I personally feel this merger is bad news no matter what conditions are imposed, hence my feelings about Edelstein.
Well, I give Edelstein some credit back. When it became apparent that fellow Commissioner Tate was the real sellout and cast the swing vote in favor of the merger...WITHOUT the extra conditions...Edelstein voted against it, after all.
This is still horrible news, but at least Edelstein gets some street cred back.
Quick reminder: both XM and Sirius have been paying quite a lot of money to NPR and other public radio content providers for the rights to air said pubradio programming. With a monopoly in place, you can bet that gravy train will be coming to an abrupt end pretty soon. This is bad news since that revenue was helping a lot to pay for other new initiatives, and it couldn't come at a worse time overall-economy-wise.
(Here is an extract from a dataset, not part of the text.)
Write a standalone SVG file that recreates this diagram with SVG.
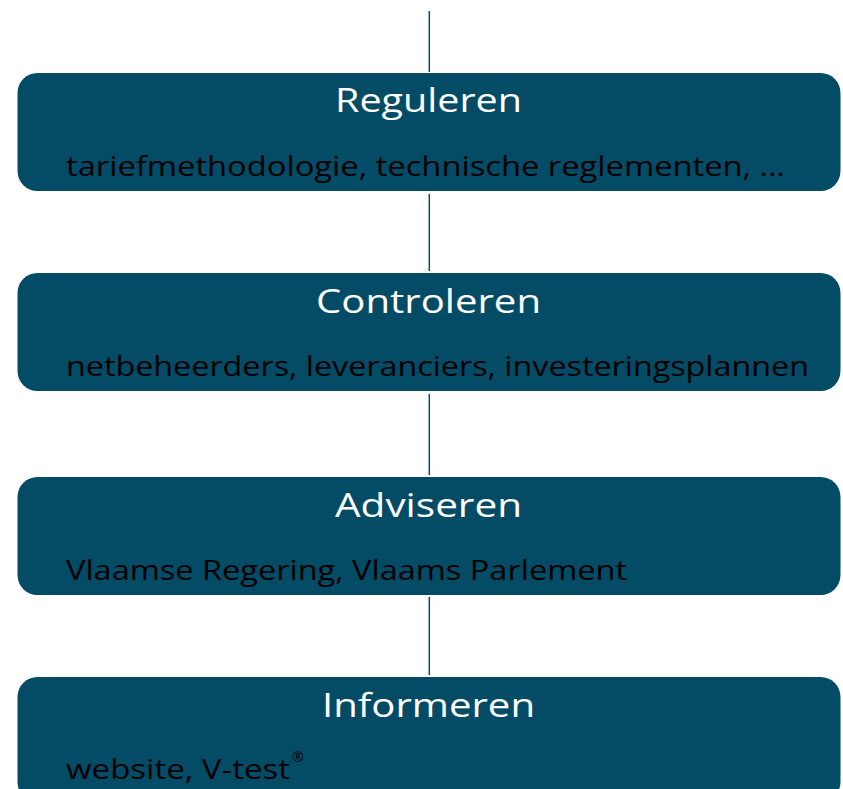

BTW, technically this is not over just yet. Various factions - like the NAB and NPR - can and no doubt will sue to block the merger. The merger will almost certainly be frozen until the court case is resolved, which will take months or years. In other words, long enough to see a new President into office. If Democratic Presidential nominee Barack Obama wins, by law that will shift the makeup of the five FCC commissioners, from three Republicans and two Democrats, to the reverse of that. It might even force the current FCC commissioner/chairman, right-wing, secrecy-obsessed, and under-Congressional-investigation Kevin Martin, out entirely.
Needless to say, an FCC commission with a Democratic makeup might be a lot more inclined to block the XM-Sirius merger. Even with Obama in the White House, I wouldn't take it to the bank, but it could happen. We'll see...
1 comment:
Hey, I stumbled on your site when looking for reviews on the $37.50 HD radio. Apparently, you have the same problems with yours that I have with mine - primarily the weak signal.
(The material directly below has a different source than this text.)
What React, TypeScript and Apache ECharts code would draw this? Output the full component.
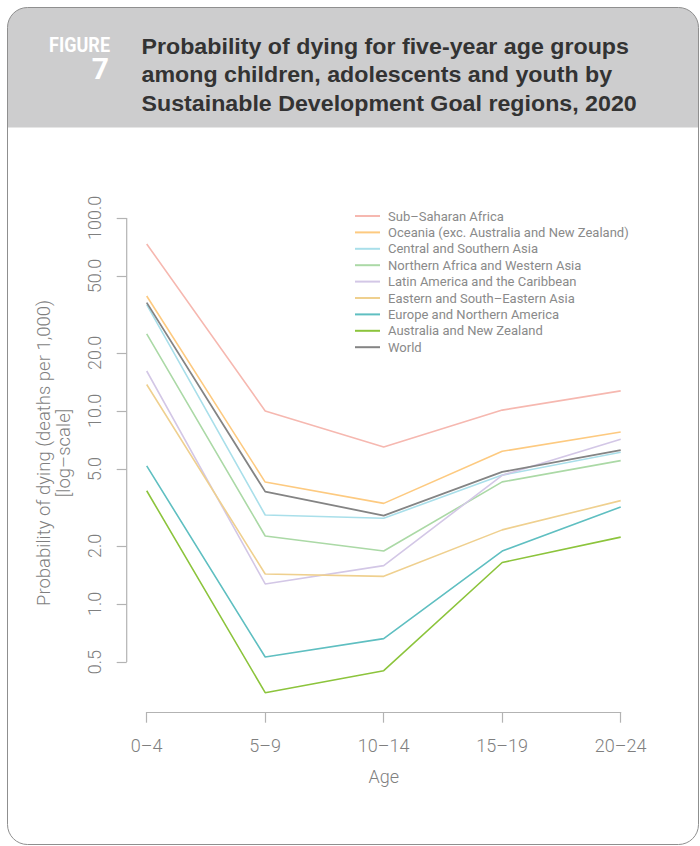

I wanted to make a comment on the "government sanctioned monopoly" line. The thing that bothers me about this is that while XM & Sirius do provide a pretty unique package (nowhere else can you get coast to coast radio coverage), I don't see them as the enemy of terrestrial radio. With all the restrictions the FCC placed on the merger, I don't reall think that they'll even realize most of the "synergies" that Mel keeps talking about.
I guess the thing that bugs me most is that I keep hearing the word "monopoly" when it's not really true. Sirius XM competes with all of the other things I spend money and time on for my news & entertainment: I subscribe to several podcasts, I have cable TV (and yes, I do use the cable radio channels), and I do listen to terrestrial radio, too.
Just because you work at a radio station doesn't automatically mean you have to tow the company line. I think the country needs satellite radio, just like it needs terrestrial radio, and the thing to do is for the NAB members and Sirius/XM to work together to make BOTH services better.
After all, the point was made at the very beginning: if satellite isn't competition, then the NAB wouldn't care what satellite does. The very fact that your employer cares so much about competition from satellite pretty much proves that there is competition, and hence no monopoly.
Having said all that, I like what I've read so far on your blog, and I'm going to add it to my feed list.